There are a wealth of these tympana throughout France and they are part of the Romanesque treasure that provides so much richness to that country. They are monuments to the faith that raised them, the hands that carved them, and the religion that guided them. (By the way, PJ has just added a post showing the details from the Conques tympanum.)

29 thoughts on “The Romanesque Tympanum (Dennis Aubrey)

  1. Hi, I just ran across your site while doing a little research on a related topic. I was wondering if there is you would have any info, or even any theories as to who may have carved the tympanum of Conques? I am hunting down all the leads I can pertaining to medieval depictions of Christ specifically making those gestures. Thanks for you help, great site!

    1. Michael, if you are asking who actually did the carving, we have no information on that. There is no “Robertus me fecit” as at Notre Dame du Port in Clermont Ferrand, “Giselbertus hoc fecit” as at Cathedrale Saint Lazare in Autun, or “Gofridus me fecit” in Chauvigny at the Collegiale Saint Pierre. It is pretty clear when the Conques tympanum was made – sometime between 1030 and 1070. The gesture to which you referring is quite common – I know that it is at the tympanum in Conques, Saint Pierre de Moissac, Église Saint-Pierre-ès-Liens (Goujounac), Saint Etienne de Cahors, Saint Pierre de Carennac, Saint Trophime (Arles), and there are early Romanesque versions in Saint-Génis-des-Fontaines at the Église Saint-Michel and the Eglise Saint-André at Saint André de Sorède. Specifically, the gesture is one of benediction or blessing. Of all the tympana that I can recall at this moment, the only depiction of Christ not giving this gesture is at Saint Pierre in Beaulieu-sur-Dordogne. Hope this helps.

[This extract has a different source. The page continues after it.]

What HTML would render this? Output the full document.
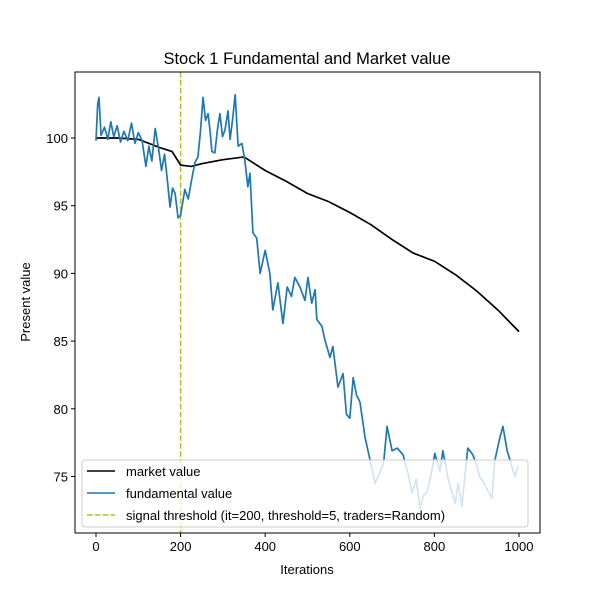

    1. We were in Andorra a few years ago and were terribly disappointed. For some reason, almost every single church was closed and the entire country is full of huge cranes building condos. My earlier memories of the principality being a wild mountain country was overthrown by a mecca for shoppers. I do hope you have much better luck than we did. Thanks for coming to the Via Lucis site. I was very interested in your take on the Compostella pilgrimage.

      1. Thanks for the feedback! If you liked the Santiago Pilgrimage travelogue, then you might as well enjoy the Silk Road travelogue…I will post it in a couple of days.

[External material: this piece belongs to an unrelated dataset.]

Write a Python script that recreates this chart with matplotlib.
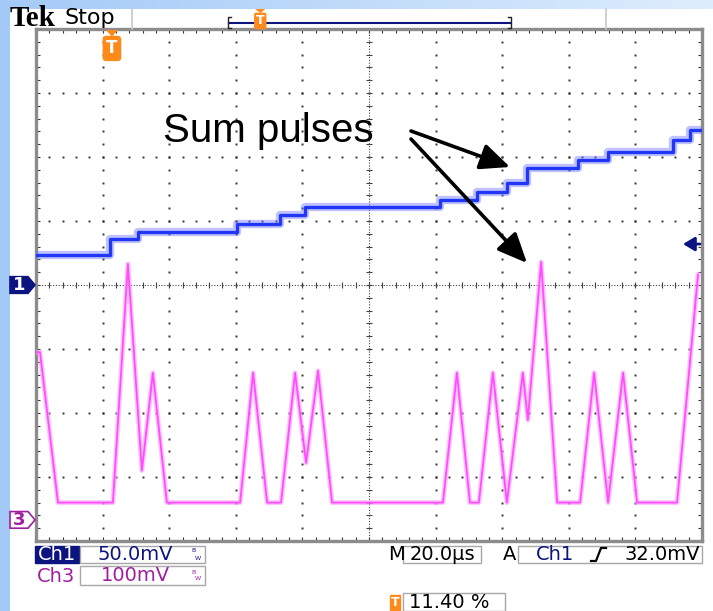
import numpy as np
import matplotlib.pyplot as plt
from matplotlib.patches import Rectangle, Polygon
from matplotlib.transforms import blended_transform_factory

W, H = 713, 611

# Ch1: staircase sum signal, step times (us) and level after each step (mV)
ch1_t = [0.0, 22.2, 30.6, 60.4, 73.3, 80.8, 121.3, 132.4, 141.4, 147.4,
         162.8, 171.8, 191.3, 196.4, 200.0]
ch1_mv = [23.4, 35.9, 41.4, 47.7, 54.7, 60.9, 66.4, 72.7, 79.7, 91.4,
          97.7, 103.9, 113.3, 121.1, 121.1]

# Ch3: shaped pulses, corner points (us, mV)
ch3_t = [0, 1.2, 6.6, 23.1, 27.6, 31.8, 35.1, 39.3, 61.3, 65.2, 69.4,
         73.6, 77.8, 81.1, 84.7, 88.9, 122.2, 126.4, 130.3, 133.0, 137.2,
         141.4, 146.2, 147.7, 151.7, 156.5, 163.4, 167.6, 171.8, 176.3,
         180.5, 192.5, 198.8]
ch3_mv = [262, 262, 27, 27, 400, 77, 230, 27, 27, 230, 27,
          27, 230, 89, 233, 27, 27, 230, 27, 27, 230,
          27, 230, 156, 403, 27, 27, 230, 27, 230,
          27, 27, 383]

# scope settings
ch1_scale = 50.0      # mV/div
ch3_scale = 100.0     # mV/div
ch1_pos = 0.0         # div
ch3_pos = -3.67       # div
time_scale = 20.0     # us/div
trig_level = 32.0     # mV on Ch1
trig_pct = 11.40      # % of record

NAVY = '#0c1480'
PURPLE = '#a01ea0'
ORANGE = '#ff8a1c'
BLUE = '#2236f5'
PINK = '#ff4cff'

fig = plt.figure(figsize=(W / 100, H / 100), dpi=100)

# background: white with light blue left and top strips
bg = fig.add_axes([0, 0, 1, 1], zorder=0)
bg.set_axis_off()
img = np.ones((H, W, 3))
c0 = np.array([0.64, 0.79, 0.97])
c1 = np.array([0.87, 0.93, 0.99])
ramp = np.linspace(0, 1, W)[:, None]
img[:9, :, :] = c0 * (1 - ramp) + c1 * ramp
img[:, :10, :] = c0
bg.imshow(img, aspect='auto', extent=[0, W, H, 0], interpolation='bilinear')
bg.set_xlim(0, W)
bg.set_ylim(H, 0)

# graticule
ax = fig.add_axes([36 / W, 1 - 541 / H, 666 / W, 512 / H], zorder=2)
ax.set_xlim(0, 10 * time_scale)
ax.set_ylim(-4, 4)
ax.set_facecolor('white')
for s in ax.spines.values():
    s.set_color('#8c8c8c')
    s.set_linewidth(2.4)
ax.set_xticks(np.arange(0, 200.01, 4))
ax.set_yticks(np.arange(-4, 4.001, 0.2))
ax.tick_params(direction='in', length=3, width=0.8, color='#333333',
               top=True, right=True, labelbottom=False, labelleft=False)

ys = np.arange(-4, 4.001, 0.2)
xs = np.arange(0, 200.01, 4)
for gx in range(20, 200, 20):
    if gx != 100:
        ax.plot(np.full_like(ys, gx), ys, 's', ms=1.4, color='#333333', mec='none')
for gy in [-3, -2, -1, 1, 2, 3]:
    ax.plot(xs, np.full_like(xs, gy), 's', ms=1.4, color='#333333', mec='none')
ax.axhline(0, color='#444444', lw=0.8, ls=(0, (1, 1.5)))
ax.axvline(100, color='#444444', lw=0.8, ls=(0, (1, 1.5)))
ax.plot(xs, np.zeros_like(xs), '|', ms=5, mew=0.8, color='#444444')
ax.plot(np.full_like(ys, 100), ys, '_', ms=5, mew=0.8, color='#444444')

# traces
y1 = np.array(ch1_mv) / ch1_scale + ch1_pos
ax.step(ch1_t, y1, where='post', color='#6f7aff', lw=6, alpha=0.45, zorder=4)
ax.step(ch1_t, y1, where='post', color=BLUE, lw=2.4, zorder=5)
y3 = np.array(ch3_mv) / ch3_scale + ch3_pos
ax.plot(ch3_t, y3, color='#ff9cff', lw=3.5, alpha=0.6, zorder=4)
ax.plot(ch3_t, y3, color=PINK, lw=1.3, zorder=5)

# channel markers on the left, trigger level arrow on the right
tr = blended_transform_factory(ax.transAxes, ax.transData)
fx = lambda px: (px - 36) / 666.0
for pos, label, fc, ec, tc in [(ch1_pos, '1', NAVY, NAVY, 'white'),
                                (ch3_pos, '3', 'white', PURPLE, PURPLE)]:
    h = 0.13
    pts = [(fx(10), pos + h), (fx(28), pos + h), (fx(35), pos),
           (fx(28), pos - h), (fx(10), pos - h)]
    ax.add_patch(Polygon(pts, closed=True, fc=fc, ec=ec, lw=1.2,
                         transform=tr, clip_on=False, zorder=6))
    ax.text(fx(19), pos, label, transform=tr, color=tc, fontsize=13,
            fontweight='bold', ha='center', va='center', clip_on=False, zorder=7)

ty = trig_level / ch1_scale + ch1_pos
ax.annotate('', xy=(fx(683), ty), xytext=(fx(700), ty), xycoords=tr,
            textcoords=tr, zorder=7,
            arrowprops=dict(arrowstyle='-|>,head_length=0.5,head_width=0.3',
                            color=NAVY, lw=2, shrinkA=0, shrinkB=0,
                            mutation_scale=14))

# trigger position marker
t_trig = trig_pct / 100 * 10 * time_scale
tt = blended_transform_factory(ax.transData, ax.transAxes)
ax.add_patch(Polygon([(t_trig - 1.8, 0.998), (t_trig + 1.8, 0.998), (t_trig, 0.985)],
                     closed=True, fc=ORANGE, ec='none', transform=tt,
                     clip_on=False, zorder=7))
ax.text(t_trig, 0.962, 'T', transform=tt, color='white', fontsize=12,
        fontweight='bold', ha='center', va='center', zorder=8,
        bbox=dict(boxstyle='round,pad=0.22', fc=ORANGE, ec='none'))

# overlay in pixel coordinates for readouts and annotation
ui = fig.add_axes([0, 0, 1, 1], zorder=3)
ui.set_xlim(0, W)
ui.set_ylim(H, 0)
ui.set_axis_off()
ui.patch.set_alpha(0)

# top status bar
ui.text(10, 18, 'Tek', fontsize=21, fontweight='bold', family='Liberation Serif',
        ha='left', va='center')
ui.text(65, 18, 'Stop', fontsize=16, ha='left', va='center')
for sx in [132, 606]:
    ui.plot([sx, sx], [9, 29], color='#c8c8c8', lw=1.2)
ui.plot([229, 510], [23, 23], color=NAVY, lw=1.5)
ui.plot([231, 228, 228, 231], [17, 17, 28, 28], color='#222222', lw=1.0)
ui.plot([508, 511, 511, 508], [17, 17, 28, 28], color='#222222', lw=1.0)
rec_x = 228 + trig_pct / 100 * (511 - 228)
ui.add_patch(Polygon([(rec_x - 5, 9), (rec_x + 5, 9), (rec_x, 13)],
                     closed=True, fc=ORANGE, ec='none'))
ui.text(rec_x, 21, 'T', color='white', fontsize=9, fontweight='bold',
        ha='center', va='center',
        bbox=dict(boxstyle='round,pad=0.15', fc=ORANGE, ec='none'))

# annotation
ui.text(163, 142, 'Sum pulses', fontsize=29, family='Liberation Sans',
        ha='left', va='baseline')
for xy in [(510, 167), (527, 263)]:
    ui.annotate('', xy=xy, xytext=(411, 131 if xy[1] < 200 else 139),
                arrowprops=dict(arrowstyle='-|>,head_length=0.9,head_width=0.4',
                                color='black', lw=2.6, shrinkA=0, shrinkB=0,
                                mutation_scale=20))


def box(x0, y0, x1, y1, fc='white', ec='#a8a8a8'):
    ui.add_patch(Rectangle((x0, y0), x1 - x0, y1 - y0, fc=fc, ec=ec, lw=1.0))


def bw(x, y, color):
    ui.text(x - 1, y - 3.5, 'B', fontsize=4.5, color=color, ha='center', va='center')
    ui.text(x + 4, y + 3.5, 'W', fontsize=4.5, color=color, ha='center', va='center')


fs = 14
box(35, 546, 79, 563, fc=NAVY, ec=NAVY)
ui.text(57, 554.5, 'Ch1', color='white', fontsize=fs, ha='center', va='center')
box(80, 546, 205, 563)
ui.text(135, 554.5, f'{ch1_scale:.1f}mV', color=NAVY, fontsize=fs, ha='center', va='center')
bw(194, 554.5, NAVY)

ui.text(56, 576, 'Ch3', color=PURPLE, fontsize=fs, ha='center', va='center')
box(80, 566, 205, 585)
ui.text(135, 575.5, f'{ch3_scale:.0f}mV', color=PURPLE, fontsize=fs, ha='center', va='center')
bw(194, 575.5, PURPLE)

ui.text(397, 554.5, 'M', fontsize=fs, ha='center', va='center')
box(403, 546, 481, 563)
ui.text(442, 554.5, f'{time_scale:.1f}\u00b5s', fontsize=fs, ha='center', va='center')
ui.text(510, 554.5, 'A', fontsize=fs, ha='center', va='center')
box(518, 546, 702, 563)
ui.text(555, 554.5, 'Ch1', color=NAVY, fontsize=fs, ha='center', va='center')
ui.plot([591, 596, 601, 606], [561, 561, 548, 548], color='black', lw=1.6)
ui.text(700, 554.5, f'{trig_level:.1f}mV', fontsize=fs, ha='right', va='center')

box(390, 595, 400, 610, fc=ORANGE, ec=ORANGE)
ui.text(395, 602.5, 'T', color='white', fontsize=9, fontweight='bold',
        ha='center', va='center')
box(403, 593, 505, 611)
ui.text(409, 602.5, f'{trig_pct:.2f} %', fontsize=fs, ha='left', va='center')

fig.savefig('out.png', dpi=100)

  2. Thanks for visiting the Rowanberry Studio blog. I came to see what your blog is about, and really enjoy your site. There is so much information here, and wonderful photos. I am bookmarking, and will be back to explore in the future! Great job.

  3. I love your photos and your knowledge of religious architecture. I am also a fan. While I don’t pretend to know much about the history behind such fabulous structures, I know some; I find the historical aspects of religious artifacts and structures i.e., churches/basilicas fascinating and so incredibly beautiful. I wish that architects would have continued to follow in the footsteps of the fathers of early age architecture and brought some of that knowledge to the US. Our country lacks the history, beauty, and splendor. Unfortunately, not many travel the world to see such beauty. Even if people are not religious there is something to be said about walking into the Vatican or an ancient basilica.

    1. Louise, thank you for the kind words about our Via Lucis project. It is very special for PJ and I to do this together, but I guess that you and Lloyd know this for yourselves. Actually, there are a surprising number of European-style churches and cathedrals in the United States. In the last year we shot in Washington DC, Providence, and Boston (the great Trinity Church!) and we hope to shoot at Saint John the Divine in New York in June. There were Romanesque and Gothic revivals at the end of the 19th and early 20th Century in the US – in fact the Bryn Athyn Cathedral in Pennsylvania was re-designed to take advantage of the newly (re-)discovered medieval entasis.

      I know that most of these churches are on this side of the country and not in Oregon, but it is easier than going to Europe. BTW, do you know the work of Kathy Sievers, the Hillsboro, Oregon iconographer?

      We wish you the best of luck on your worthy project.

  4. thank you for “liking” my pitiful little picture of a steeple. I only wish I could actually see with my own eyes the beautiful sites you have photographed. You are very fortunate and blessed.

    1. Thank you, Sindy. The photography of these Romanesque and Gothic churches is our life’s work and we are glad when people see them with the same enthusiasm that we do.

  5. I have followed Via Lucis with pleasure for quite sometime but your article on the Romanesque tympanum prompts me to to send you a picture that I recently took of the South portal at Moissac abbey. it demonstrates one of the problems of photographing religious buildings which often display a lot of detail but with a limited colour palette. The portal contains the well-known representation of the Last Judgement.

    My photograph is pin-sharp even at 100% magnification revealing every detail, including the pigeon on Christ’s head, which rather reduces the solemnity of the occasion! The 24 elders of the Old Testament look as if they are splitting their sides.

    I just didn’t see the beast against the grey background. I guess it could have been masquerading as the Holy Spirit.